The Science Teacher—March/April 2024 (Volume 91, Issue 2)

By Maha Kareem, Amy Lannin, William Romine, Nancy Singer, Marsha Tyson, Katie Kline, Michelle Kendrick, Sam Otten, Sarah Apple

The Next Generation Science Standards (NGSS) define science literacy as having the knowledge and understanding of scientific concepts and processes and the ability to question natural world phenomena (National Research Council, 2012). When students work with texts that deal with real world issues, they can look for claims supported by evidence (Berland, et al., 2017; Levin et al., 2021) and work with reasoning of other students through interactive conversations about the data and sharing of ideas (Michales & O’Connor, 2017). Therefore, integrating scientific arguments into the classroom is an important step in developing scientific literacy (Cavagnetto, 2010) as it helps students engage in authentic learning through a variety of practices and methods to construct and evaluate claims (Ford, 2012).
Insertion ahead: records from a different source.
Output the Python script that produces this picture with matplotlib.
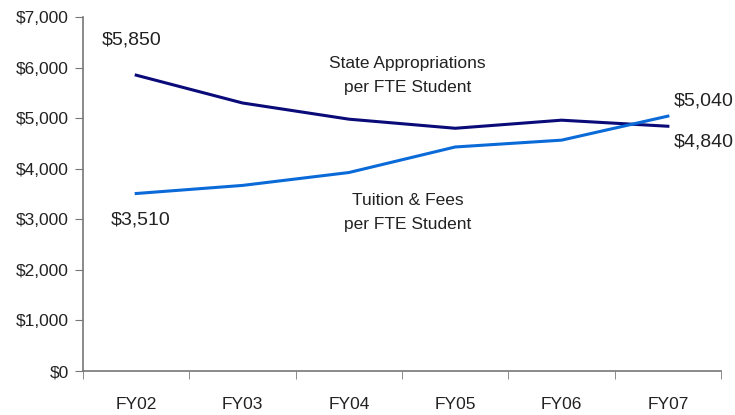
import matplotlib
matplotlib.use("Agg")
import matplotlib.pyplot as plt
from matplotlib import font_manager
from matplotlib.ticker import FuncFormatter, FixedLocator

years = ["FY02", "FY03", "FY04", "FY05", "FY06", "FY07"]
state_approp = [5850, 5300, 4980, 4800, 4960, 4840]
tuition_fees = [3510, 3670, 3925, 4430, 4565, 5040]
yticks = [0, 1000, 2000, 3000, 4000, 5000, 6000, 7000]

names = {f.name for f in font_manager.fontManager.ttflist}
fam = "Liberation Sans Narrow" if "Liberation Sans Narrow" in names else "Liberation Sans"
plt.rcParams["font.family"] = [fam, "DejaVu Sans"]

fig = plt.figure(figsize=(7.35, 4.15), dpi=100)
ax = fig.add_axes([0.113, 0.106, 0.868, 0.853])

navy = "#0a0a78"
light = "#0a6ad8"
x = list(range(len(years)))
ax.plot(x, state_approp, color=navy, lw=2.2)
ax.plot(x, tuition_fees, color=light, lw=2.2)

ax.set_xlim(-0.5, len(years) - 0.5)
ax.set_ylim(0, 7000)
ax.set_yticks(yticks)
ax.yaxis.set_major_formatter(FuncFormatter(lambda v, p: f"${v:,.0f}"))
ax.set_xticks(x)
ax.set_xticklabels(years)
ax.xaxis.set_minor_locator(FixedLocator([i - 0.5 for i in range(len(years) + 1)]))
ax.tick_params(axis="x", which="major", length=0, pad=19, labelsize=12.5, colors="#222222")
ax.tick_params(axis="x", which="minor", length=6, color="#777777", direction="out")
ax.tick_params(axis="y", length=6, color="#777777", labelsize=12.5, colors="#222222", pad=4)
for s in ["top", "right"]:
    ax.spines[s].set_visible(False)
for s in ["left", "bottom"]:
    ax.spines[s].set_color("#777777")
    ax.spines[s].set_linewidth(1.2)

fs = 14
ax.annotate(f"${state_approp[0]:,}", (0, state_approp[0]), xytext=(-3, 25),
            textcoords="offset points", ha="center", va="center", fontsize=fs, color="#222222")
ax.annotate(f"${tuition_fees[0]:,}", (0, tuition_fees[0]), xytext=(3, -19),
            textcoords="offset points", ha="center", va="center", fontsize=fs, color="#222222")
ax.annotate(f"${tuition_fees[-1]:,}", (5, tuition_fees[-1]), xytext=(4, 11),
            textcoords="offset points", ha="left", va="center", fontsize=fs, color="#222222")
ax.annotate(f"${state_approp[-1]:,}", (5, state_approp[-1]), xytext=(4, -11),
            textcoords="offset points", ha="left", va="center", fontsize=fs, color="#222222")

ax.text(2.55, 5840, "State Appropriations\nper FTE Student", ha="center", va="center",
        fontsize=12.5, color="#222222", linespacing=1.75)
ax.text(2.55, 3130, "Tuition & Fees\nper FTE Student", ha="center", va="center",
        fontsize=12.5, color="#222222", linespacing=1.75)

fig.savefig("out.png", dpi=100)
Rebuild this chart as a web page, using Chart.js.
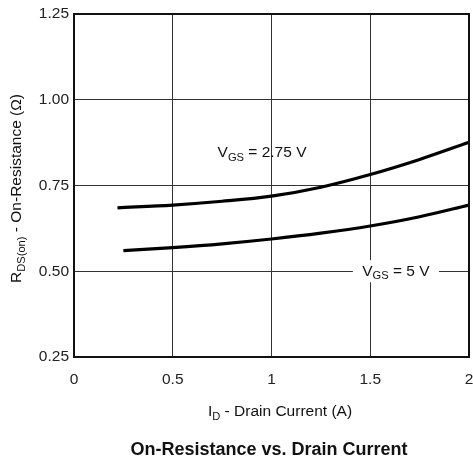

In our teaching and professional learning programs, we address the question of how to meaningfully assess students' science literacy and ability to engage in science argumentation through a CER framework that incorporates the Next Generation Science Standards (NGSS, 2013). The answer to our inquiry was the development of Scenario-based Assessments (SBA). This article explains the elements of an SBA and presents the findings of using SBAs in middle and high school STEM classrooms.